# how often to feed sulcata tortoise indorrs



## Supersmile (Nov 19, 2011)

how often should i feed my 6-inch sulcata tortoise for the winter.

my brother said only once every few days

also said not to feed it a stable diet of collard greens, bok choi, and mustard greens. but i was planning on having this be its main diet. im tring to find dandelion greens, but that's not going well. my tortoise doesn't like grass very much will have a little. is it ok to feed it that. i do have calcium supplements for it. 

so is it ok to feed it those and how often if its staying inside?
thanks


----------



## Yvonne G (Nov 19, 2011)

Hi Supersmile:

You never made an introductory thread, so we never got to give you a...

*Welcome to the Tortoise Forum!!*

May we know your name?

Unless your brother is pretty well-versed on taking care of tortoises, you would be better off listening to us here on the forum and not to him.
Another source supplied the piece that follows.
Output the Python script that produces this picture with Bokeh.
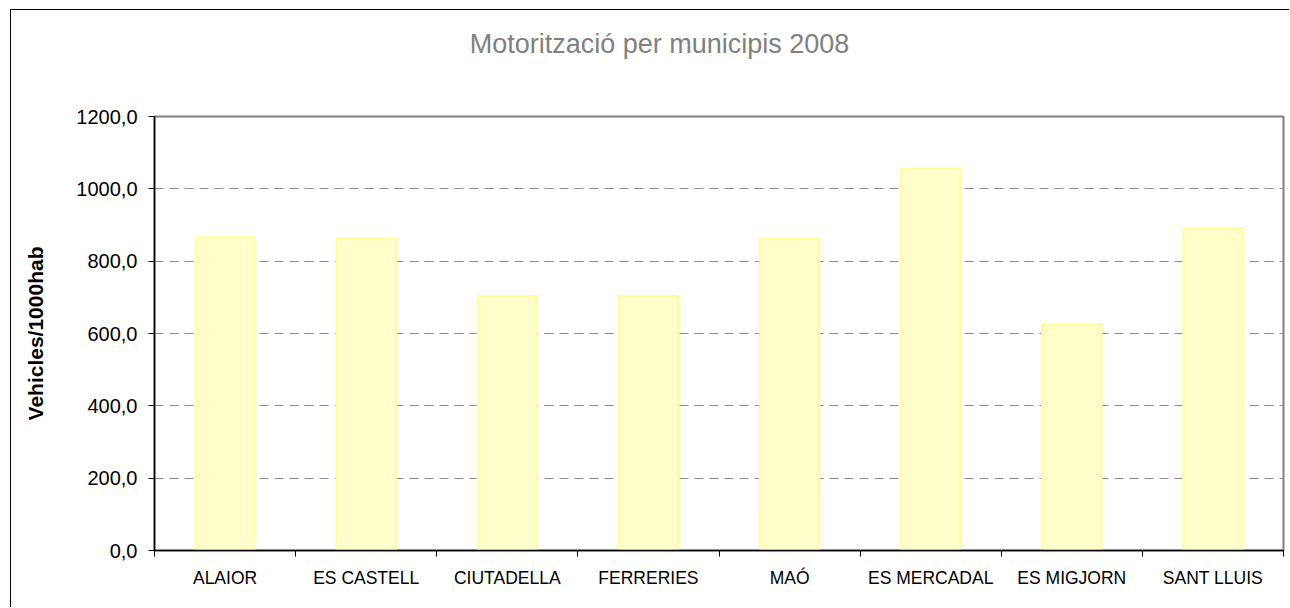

No offense intended.

I feed all my tortoises once a day, all they'll eat. If they eat it all and look for more, that means I didn't give them enough. If they leave quite a bit and walk away, that means I gave them too much. You have to play it by ear. 

Also, the diet you listed sounds pretty good to me. To what you've listed, you can add spring mix, escarole, endive, turnip greens. You don't have to buy all this at once. Buy a couple heads/bunches of two types of greens and when he's eaten all that, buy a couple more of different type.


----------